TASK REQUIREMENTS
Copy out the data below from the line containing "Output the Python" to the line containing "plt.rcParams['font.family'] = ['Open", both lines included, with all images left out.

DATA FOR THIS TASK
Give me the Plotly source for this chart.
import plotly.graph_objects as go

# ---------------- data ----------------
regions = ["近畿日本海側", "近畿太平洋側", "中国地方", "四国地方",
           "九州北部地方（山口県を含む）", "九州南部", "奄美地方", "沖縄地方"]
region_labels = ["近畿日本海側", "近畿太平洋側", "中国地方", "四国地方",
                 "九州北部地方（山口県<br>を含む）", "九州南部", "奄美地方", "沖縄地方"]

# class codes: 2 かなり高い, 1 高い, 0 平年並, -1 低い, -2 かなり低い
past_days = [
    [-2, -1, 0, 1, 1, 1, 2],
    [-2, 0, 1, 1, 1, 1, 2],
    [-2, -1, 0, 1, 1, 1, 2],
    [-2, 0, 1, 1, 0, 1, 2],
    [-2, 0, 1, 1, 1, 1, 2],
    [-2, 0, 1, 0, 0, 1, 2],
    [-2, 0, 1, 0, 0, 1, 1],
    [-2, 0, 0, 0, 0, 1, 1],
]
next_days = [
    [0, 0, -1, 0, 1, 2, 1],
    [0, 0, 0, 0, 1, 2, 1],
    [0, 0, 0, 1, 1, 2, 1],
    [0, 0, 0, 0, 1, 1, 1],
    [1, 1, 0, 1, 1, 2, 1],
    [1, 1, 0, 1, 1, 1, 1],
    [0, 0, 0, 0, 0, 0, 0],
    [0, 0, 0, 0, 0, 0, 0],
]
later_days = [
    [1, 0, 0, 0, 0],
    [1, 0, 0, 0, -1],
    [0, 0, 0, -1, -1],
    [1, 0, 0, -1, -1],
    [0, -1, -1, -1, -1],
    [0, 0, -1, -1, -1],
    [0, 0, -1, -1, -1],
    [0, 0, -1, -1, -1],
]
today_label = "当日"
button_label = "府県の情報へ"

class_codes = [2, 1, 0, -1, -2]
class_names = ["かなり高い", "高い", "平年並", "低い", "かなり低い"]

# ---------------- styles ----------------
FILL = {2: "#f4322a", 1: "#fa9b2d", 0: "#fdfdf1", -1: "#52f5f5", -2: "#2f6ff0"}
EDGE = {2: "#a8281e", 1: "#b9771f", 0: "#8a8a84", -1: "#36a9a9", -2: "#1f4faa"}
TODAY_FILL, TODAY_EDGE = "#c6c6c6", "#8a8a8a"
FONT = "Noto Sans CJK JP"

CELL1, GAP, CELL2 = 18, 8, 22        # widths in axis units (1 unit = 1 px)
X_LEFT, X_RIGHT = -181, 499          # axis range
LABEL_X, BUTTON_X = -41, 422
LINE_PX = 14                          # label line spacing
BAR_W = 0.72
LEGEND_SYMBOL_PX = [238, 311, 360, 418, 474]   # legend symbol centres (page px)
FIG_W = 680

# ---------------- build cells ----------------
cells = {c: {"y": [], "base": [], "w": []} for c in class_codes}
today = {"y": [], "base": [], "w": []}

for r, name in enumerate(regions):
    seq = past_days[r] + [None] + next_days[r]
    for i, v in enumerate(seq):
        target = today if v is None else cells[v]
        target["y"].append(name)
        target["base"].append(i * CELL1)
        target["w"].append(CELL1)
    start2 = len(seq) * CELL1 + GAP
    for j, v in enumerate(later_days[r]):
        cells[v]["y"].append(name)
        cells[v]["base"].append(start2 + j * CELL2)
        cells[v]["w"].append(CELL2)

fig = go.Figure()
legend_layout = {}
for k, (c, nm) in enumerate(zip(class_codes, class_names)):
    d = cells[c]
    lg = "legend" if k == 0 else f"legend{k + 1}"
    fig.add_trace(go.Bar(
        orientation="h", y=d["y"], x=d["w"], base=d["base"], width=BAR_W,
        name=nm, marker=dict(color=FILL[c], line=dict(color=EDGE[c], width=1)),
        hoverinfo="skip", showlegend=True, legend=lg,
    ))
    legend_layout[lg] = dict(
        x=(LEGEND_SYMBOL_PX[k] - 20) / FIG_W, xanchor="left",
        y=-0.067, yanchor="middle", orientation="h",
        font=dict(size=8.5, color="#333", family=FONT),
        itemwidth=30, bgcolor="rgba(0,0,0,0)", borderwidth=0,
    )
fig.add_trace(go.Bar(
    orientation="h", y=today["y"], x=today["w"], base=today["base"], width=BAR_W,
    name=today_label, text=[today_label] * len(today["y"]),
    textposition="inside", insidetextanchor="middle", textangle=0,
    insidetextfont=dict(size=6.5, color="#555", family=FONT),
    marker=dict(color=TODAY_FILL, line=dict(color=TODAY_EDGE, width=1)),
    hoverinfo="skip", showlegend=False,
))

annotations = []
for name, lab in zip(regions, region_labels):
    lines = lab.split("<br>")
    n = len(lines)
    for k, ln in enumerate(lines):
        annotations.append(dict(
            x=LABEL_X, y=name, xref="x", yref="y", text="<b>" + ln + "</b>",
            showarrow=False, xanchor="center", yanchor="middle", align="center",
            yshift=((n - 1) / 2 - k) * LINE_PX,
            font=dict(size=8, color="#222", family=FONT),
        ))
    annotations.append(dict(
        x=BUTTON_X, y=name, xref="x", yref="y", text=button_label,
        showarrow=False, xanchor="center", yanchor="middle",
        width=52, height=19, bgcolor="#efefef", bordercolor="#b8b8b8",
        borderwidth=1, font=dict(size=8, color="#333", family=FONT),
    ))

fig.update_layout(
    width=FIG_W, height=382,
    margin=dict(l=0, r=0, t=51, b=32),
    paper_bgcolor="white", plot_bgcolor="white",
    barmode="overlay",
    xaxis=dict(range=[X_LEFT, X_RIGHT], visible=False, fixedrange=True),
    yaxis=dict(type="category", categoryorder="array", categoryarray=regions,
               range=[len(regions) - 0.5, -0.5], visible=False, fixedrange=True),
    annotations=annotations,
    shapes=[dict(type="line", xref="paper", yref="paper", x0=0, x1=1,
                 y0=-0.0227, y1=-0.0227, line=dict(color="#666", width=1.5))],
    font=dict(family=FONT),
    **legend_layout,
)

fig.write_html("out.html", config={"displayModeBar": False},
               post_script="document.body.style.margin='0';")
---
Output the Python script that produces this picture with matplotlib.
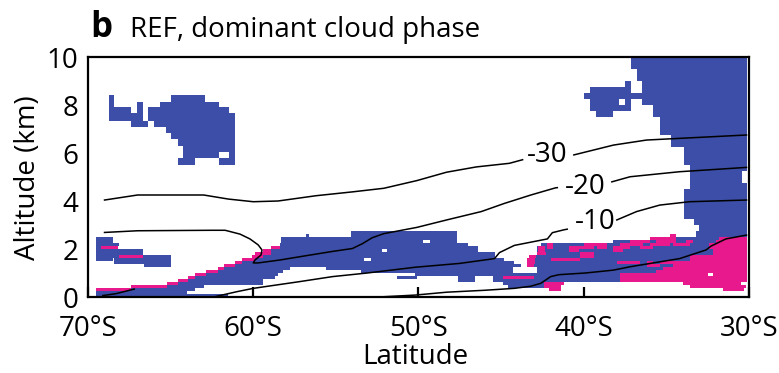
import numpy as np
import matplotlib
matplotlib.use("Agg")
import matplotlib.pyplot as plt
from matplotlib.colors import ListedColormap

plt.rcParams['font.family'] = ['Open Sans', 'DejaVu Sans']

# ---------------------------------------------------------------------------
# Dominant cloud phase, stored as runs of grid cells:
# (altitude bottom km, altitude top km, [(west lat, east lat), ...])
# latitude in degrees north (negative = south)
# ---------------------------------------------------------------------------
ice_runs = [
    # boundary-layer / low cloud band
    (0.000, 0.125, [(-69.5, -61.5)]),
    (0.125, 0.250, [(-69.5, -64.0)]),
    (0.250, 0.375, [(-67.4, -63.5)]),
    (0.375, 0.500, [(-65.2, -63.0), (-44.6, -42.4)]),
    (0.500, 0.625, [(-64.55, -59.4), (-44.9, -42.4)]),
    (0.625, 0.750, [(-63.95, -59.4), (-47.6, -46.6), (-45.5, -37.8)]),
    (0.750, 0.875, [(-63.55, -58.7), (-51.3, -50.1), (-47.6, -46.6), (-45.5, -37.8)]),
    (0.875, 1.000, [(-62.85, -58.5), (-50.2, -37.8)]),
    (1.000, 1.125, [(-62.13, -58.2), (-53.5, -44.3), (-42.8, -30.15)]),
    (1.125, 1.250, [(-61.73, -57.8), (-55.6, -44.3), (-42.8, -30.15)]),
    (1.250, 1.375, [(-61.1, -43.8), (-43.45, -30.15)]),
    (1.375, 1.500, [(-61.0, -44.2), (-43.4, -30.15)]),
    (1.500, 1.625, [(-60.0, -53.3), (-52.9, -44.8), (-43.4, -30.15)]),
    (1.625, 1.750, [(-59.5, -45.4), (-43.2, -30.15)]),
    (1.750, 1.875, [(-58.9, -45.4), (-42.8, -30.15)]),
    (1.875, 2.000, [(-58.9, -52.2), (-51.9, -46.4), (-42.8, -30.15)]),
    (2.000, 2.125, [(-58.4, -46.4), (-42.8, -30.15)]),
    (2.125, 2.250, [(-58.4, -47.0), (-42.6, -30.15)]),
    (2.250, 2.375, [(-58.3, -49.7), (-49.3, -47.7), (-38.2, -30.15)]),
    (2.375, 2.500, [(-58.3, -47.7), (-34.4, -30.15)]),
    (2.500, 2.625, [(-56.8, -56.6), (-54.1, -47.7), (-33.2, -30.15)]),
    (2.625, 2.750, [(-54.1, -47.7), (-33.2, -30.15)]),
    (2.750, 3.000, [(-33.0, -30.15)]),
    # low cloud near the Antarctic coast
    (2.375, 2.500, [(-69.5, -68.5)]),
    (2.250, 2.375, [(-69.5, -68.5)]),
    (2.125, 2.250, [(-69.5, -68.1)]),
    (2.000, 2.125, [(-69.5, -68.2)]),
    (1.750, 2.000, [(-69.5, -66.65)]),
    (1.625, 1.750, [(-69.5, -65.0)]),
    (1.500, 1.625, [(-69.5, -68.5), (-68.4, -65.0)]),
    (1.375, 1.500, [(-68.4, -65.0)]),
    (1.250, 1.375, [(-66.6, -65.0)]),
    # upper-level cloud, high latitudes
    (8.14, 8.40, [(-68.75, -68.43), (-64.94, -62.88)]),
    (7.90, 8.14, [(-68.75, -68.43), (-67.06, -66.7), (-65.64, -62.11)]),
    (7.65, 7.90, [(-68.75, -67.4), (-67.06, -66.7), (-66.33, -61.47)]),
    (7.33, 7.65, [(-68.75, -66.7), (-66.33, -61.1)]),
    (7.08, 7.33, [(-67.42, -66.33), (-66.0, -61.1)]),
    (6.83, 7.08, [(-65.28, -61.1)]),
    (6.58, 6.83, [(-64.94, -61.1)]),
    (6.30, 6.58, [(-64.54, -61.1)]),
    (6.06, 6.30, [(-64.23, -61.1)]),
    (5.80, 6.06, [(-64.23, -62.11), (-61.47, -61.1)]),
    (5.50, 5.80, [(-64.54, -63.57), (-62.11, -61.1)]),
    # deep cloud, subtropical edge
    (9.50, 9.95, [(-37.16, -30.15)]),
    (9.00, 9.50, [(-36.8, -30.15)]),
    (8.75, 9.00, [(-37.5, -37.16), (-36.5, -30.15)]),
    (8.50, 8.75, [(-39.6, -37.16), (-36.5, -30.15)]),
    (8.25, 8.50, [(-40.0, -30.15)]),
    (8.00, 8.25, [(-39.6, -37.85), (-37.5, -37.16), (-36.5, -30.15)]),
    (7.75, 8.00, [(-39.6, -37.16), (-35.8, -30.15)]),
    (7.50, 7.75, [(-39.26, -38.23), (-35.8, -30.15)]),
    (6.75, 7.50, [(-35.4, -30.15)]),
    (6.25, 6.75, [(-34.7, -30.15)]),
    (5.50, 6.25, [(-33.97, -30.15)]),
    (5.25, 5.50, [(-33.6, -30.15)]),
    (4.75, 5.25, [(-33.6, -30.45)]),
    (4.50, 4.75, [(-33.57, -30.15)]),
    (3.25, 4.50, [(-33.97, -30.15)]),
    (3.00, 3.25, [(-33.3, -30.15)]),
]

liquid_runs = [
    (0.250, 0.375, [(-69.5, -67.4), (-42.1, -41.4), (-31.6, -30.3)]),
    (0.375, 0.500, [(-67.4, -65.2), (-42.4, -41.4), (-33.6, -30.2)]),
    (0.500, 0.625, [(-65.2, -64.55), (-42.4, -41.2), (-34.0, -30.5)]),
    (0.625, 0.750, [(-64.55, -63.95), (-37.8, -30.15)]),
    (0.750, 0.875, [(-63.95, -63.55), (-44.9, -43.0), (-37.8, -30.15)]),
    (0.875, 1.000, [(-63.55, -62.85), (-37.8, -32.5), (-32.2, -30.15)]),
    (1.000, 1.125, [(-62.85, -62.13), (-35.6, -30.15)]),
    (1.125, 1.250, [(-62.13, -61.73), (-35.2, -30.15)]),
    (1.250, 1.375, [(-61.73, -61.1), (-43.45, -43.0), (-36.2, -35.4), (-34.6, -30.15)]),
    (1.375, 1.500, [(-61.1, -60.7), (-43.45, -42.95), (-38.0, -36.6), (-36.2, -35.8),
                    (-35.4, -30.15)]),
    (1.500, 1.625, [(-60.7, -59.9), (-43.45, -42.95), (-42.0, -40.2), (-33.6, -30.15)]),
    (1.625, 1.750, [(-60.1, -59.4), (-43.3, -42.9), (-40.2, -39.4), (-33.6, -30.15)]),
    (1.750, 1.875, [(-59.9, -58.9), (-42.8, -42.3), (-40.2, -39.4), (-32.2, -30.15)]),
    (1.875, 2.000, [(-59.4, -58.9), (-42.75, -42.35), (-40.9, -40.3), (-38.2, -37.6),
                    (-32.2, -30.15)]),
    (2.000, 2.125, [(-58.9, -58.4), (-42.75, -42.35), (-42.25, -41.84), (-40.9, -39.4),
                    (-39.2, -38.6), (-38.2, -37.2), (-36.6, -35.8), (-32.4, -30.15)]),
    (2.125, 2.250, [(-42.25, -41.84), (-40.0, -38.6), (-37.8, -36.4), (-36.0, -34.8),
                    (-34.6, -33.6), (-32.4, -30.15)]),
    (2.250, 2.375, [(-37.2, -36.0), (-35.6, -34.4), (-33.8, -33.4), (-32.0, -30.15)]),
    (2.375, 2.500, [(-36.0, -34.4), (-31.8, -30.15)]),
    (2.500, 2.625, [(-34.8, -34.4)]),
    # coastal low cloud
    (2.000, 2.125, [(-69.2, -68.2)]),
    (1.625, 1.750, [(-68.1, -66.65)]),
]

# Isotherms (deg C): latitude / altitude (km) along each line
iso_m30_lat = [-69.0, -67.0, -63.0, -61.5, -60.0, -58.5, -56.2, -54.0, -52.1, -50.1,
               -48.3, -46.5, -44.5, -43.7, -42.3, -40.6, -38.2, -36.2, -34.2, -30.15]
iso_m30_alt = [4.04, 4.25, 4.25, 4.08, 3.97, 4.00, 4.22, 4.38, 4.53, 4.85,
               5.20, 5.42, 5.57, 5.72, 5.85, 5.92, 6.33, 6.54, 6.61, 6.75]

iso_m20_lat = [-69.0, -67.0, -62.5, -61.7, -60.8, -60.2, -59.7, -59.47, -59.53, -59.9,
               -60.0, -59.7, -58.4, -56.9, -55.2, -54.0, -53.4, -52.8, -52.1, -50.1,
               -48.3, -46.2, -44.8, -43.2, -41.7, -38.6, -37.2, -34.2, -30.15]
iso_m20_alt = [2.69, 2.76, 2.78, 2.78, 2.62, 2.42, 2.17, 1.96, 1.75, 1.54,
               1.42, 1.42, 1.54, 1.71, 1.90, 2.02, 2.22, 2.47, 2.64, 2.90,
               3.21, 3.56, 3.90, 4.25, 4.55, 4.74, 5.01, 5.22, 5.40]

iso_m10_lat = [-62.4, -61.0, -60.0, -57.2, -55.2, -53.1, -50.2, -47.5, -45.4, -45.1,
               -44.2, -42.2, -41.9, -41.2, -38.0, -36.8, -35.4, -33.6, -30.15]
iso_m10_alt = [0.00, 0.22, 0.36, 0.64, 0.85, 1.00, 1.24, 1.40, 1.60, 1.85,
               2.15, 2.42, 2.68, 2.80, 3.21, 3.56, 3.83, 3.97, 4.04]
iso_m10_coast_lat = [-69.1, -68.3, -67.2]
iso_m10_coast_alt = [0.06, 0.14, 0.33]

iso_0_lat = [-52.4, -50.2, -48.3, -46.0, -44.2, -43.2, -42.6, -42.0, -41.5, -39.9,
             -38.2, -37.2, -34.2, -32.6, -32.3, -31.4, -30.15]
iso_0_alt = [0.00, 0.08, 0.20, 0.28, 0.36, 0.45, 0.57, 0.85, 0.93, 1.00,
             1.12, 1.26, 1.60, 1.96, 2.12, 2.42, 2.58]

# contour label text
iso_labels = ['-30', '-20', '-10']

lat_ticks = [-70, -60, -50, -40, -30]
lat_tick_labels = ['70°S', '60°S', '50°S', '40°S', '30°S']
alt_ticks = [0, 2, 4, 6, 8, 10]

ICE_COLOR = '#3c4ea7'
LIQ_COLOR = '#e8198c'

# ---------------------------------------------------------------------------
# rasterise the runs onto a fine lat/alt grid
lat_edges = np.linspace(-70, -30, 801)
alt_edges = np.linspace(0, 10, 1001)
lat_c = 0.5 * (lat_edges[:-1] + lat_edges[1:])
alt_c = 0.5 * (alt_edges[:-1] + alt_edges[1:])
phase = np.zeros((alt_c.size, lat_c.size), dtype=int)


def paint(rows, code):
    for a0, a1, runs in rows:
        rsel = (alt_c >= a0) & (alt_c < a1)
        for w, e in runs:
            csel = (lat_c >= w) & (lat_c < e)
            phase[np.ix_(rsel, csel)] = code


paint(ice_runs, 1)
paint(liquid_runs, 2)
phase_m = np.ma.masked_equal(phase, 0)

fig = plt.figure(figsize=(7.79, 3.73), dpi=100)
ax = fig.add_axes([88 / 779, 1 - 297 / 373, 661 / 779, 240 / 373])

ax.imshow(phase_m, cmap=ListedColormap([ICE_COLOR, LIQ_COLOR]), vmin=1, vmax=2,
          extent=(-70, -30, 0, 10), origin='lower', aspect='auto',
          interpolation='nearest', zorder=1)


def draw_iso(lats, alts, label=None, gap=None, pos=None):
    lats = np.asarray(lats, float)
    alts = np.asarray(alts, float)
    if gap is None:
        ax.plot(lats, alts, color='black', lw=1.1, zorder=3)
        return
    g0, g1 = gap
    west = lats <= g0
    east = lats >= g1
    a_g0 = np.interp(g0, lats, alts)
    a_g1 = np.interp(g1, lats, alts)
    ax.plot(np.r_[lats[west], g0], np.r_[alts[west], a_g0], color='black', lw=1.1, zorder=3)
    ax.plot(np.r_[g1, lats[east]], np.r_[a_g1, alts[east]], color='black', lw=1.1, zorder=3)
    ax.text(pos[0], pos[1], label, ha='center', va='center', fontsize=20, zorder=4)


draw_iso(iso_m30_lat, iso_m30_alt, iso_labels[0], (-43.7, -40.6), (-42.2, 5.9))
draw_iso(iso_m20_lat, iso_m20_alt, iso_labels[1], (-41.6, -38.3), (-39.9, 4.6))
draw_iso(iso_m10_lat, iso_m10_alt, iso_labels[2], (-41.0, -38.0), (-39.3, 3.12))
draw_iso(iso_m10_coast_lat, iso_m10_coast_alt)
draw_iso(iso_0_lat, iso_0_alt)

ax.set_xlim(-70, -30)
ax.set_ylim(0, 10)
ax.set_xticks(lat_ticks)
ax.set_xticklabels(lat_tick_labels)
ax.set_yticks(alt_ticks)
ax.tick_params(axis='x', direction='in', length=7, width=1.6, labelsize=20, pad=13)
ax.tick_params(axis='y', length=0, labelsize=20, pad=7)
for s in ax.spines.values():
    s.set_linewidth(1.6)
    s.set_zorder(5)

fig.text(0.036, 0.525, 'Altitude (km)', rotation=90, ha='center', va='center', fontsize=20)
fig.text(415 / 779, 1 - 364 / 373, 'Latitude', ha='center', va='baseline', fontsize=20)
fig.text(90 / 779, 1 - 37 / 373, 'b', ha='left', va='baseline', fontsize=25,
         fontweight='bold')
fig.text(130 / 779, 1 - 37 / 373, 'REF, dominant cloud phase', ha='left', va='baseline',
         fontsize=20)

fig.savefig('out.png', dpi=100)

ANSWER TO THIS PROBLEM
Output the Python script that produces this picture with matplotlib.
import numpy as np
import matplotlib
matplotlib.use("Agg")
import matplotlib.pyplot as plt
from matplotlib.colors import ListedColormap

plt.rcParams['font.family'] = ['Open Sans', 'DejaVu Sans']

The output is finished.